Regardless of the size of your business, small business owners have countless options for employee retirement plans they can offer as part of their benefits and compensation package. Offering retirement plans to employees is an effective way to attract, retain, and reward top talent in your industry.
Choosing the right retirement plan for your small business starts with researching all the options available to you and your employees. It’s vital that you analyze what your employees’ needs are, what retirement plan options make the most sense for them, and which plans also align with your small business’s objectives.
Many different types of small business retirement plans are available. Based on your needs, RMR can assess which options are most affordable and advantageous for you and your employees. We will also discuss the tax advantages that can offset the expense of sponsoring a small business retirement plan in many cases.
Corporate 401 (K)
Money Purchase Plans
A money purchase plan is a pension plan that has a mandatory annual contribution. The contribution formula is established in the plan document however company contributions can be as high as 25% of pay. Employers also have the option of making all contributions subject to a vesting schedule.
For businesses with a number of part-time employees or high employee turnover, or those needing the freedom of variable contributions, a Profit-sharing plan may be the perfect answer.
A 401(k) plan allows participants to contribute a portion of their pre-tax salary to a tax-deferred retirement plan. Some companies may provide a matching option to their employees as an extra incentive for the participants to contribute. All plans are subject to discrimination testing to ensure all plan participants are receiving equal benefit.

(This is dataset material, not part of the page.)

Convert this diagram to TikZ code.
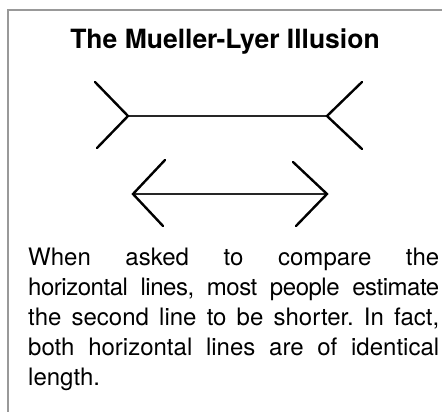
\documentclass[tikz,border=0pt]{standalone}
\usepackage{fontspec}
\setmainfont{TeX Gyre Heros}
\usetikzlibrary{positioning}

\newcommand\tightspaces{\frenchspacing\spaceskip=0.15em plus 2em minus 0.1em\relax}

\begin{document}
\begin{tikzpicture}[
  x=1pt, y=-1pt,
  frame/.style={draw=gray!80, line width=2pt},
  fin/.style={draw=black, line width=2.4pt, line cap=round, line join=miter},
  shaft/.style={draw=black!85, line width=2pt},
  heading/.style={font=\fontsize{26.5}{30}\selectfont\bfseries, inner sep=0pt},
  caption/.style={font=\fontsize{24}{30}\selectfont, text width=411pt,
    align=justify, inner sep=0pt},
]
\useasboundingbox (0,0) rectangle (442,412);

% box, cut off at right and bottom
\draw[frame] (8,412) -- (8,10) -- (442,10);

\node[heading] (title) at (225,42) {The Mueller-Lyer Illusion};

% upper figure: fins pointing out
\coordinate (ul) at (128,116);
\coordinate (ur) at (327,116);
\draw[shaft] (ul) -- (ur);
\draw[fin] (95,82) -- (ul) -- (97,148);
\draw[fin] (362,82) -- (ur) -- (362,149);

% lower figure: fins pointing in
\coordinate (ll) at (133,194);
\coordinate (lr) at (327,194);
\draw[shaft] (ll) -- (lr);
\draw[fin] (165,160) -- (ll) -- (163,226);
\draw[fin] (293,162) -- (lr) -- (296,226);

\node[caption, anchor=north west] (text) at (28,248)
  {\tightspaces When asked to compare the\linebreak
   {\addfontfeature{LetterSpace=-2}horizontal lines, most people estimate}\linebreak
   the second line to be shorter. In fact,\linebreak
   both horizontal lines are of identical\linebreak
   length.};
\end{tikzpicture}
\end{document}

Similar to a basic Roth-IRA, Roth 401(k) contributions are made with after-tax dollars and are eligible to grow tax-free. Unlike a Roth-IRA, participants may contribute regardless of how much they earn. A Roth 401(k) must be combined with an Individual (k) or a 401(k) plan and cannot be established on its own.
A 403(b) plan is a tax-favored retirement plan for employees of school systems, nonprofit organizations, or other tax-exempt employers (know as 501(c)(3) organizations). Participants can make pre-tax contributions and some organizations even provide a matching incentive to their employees.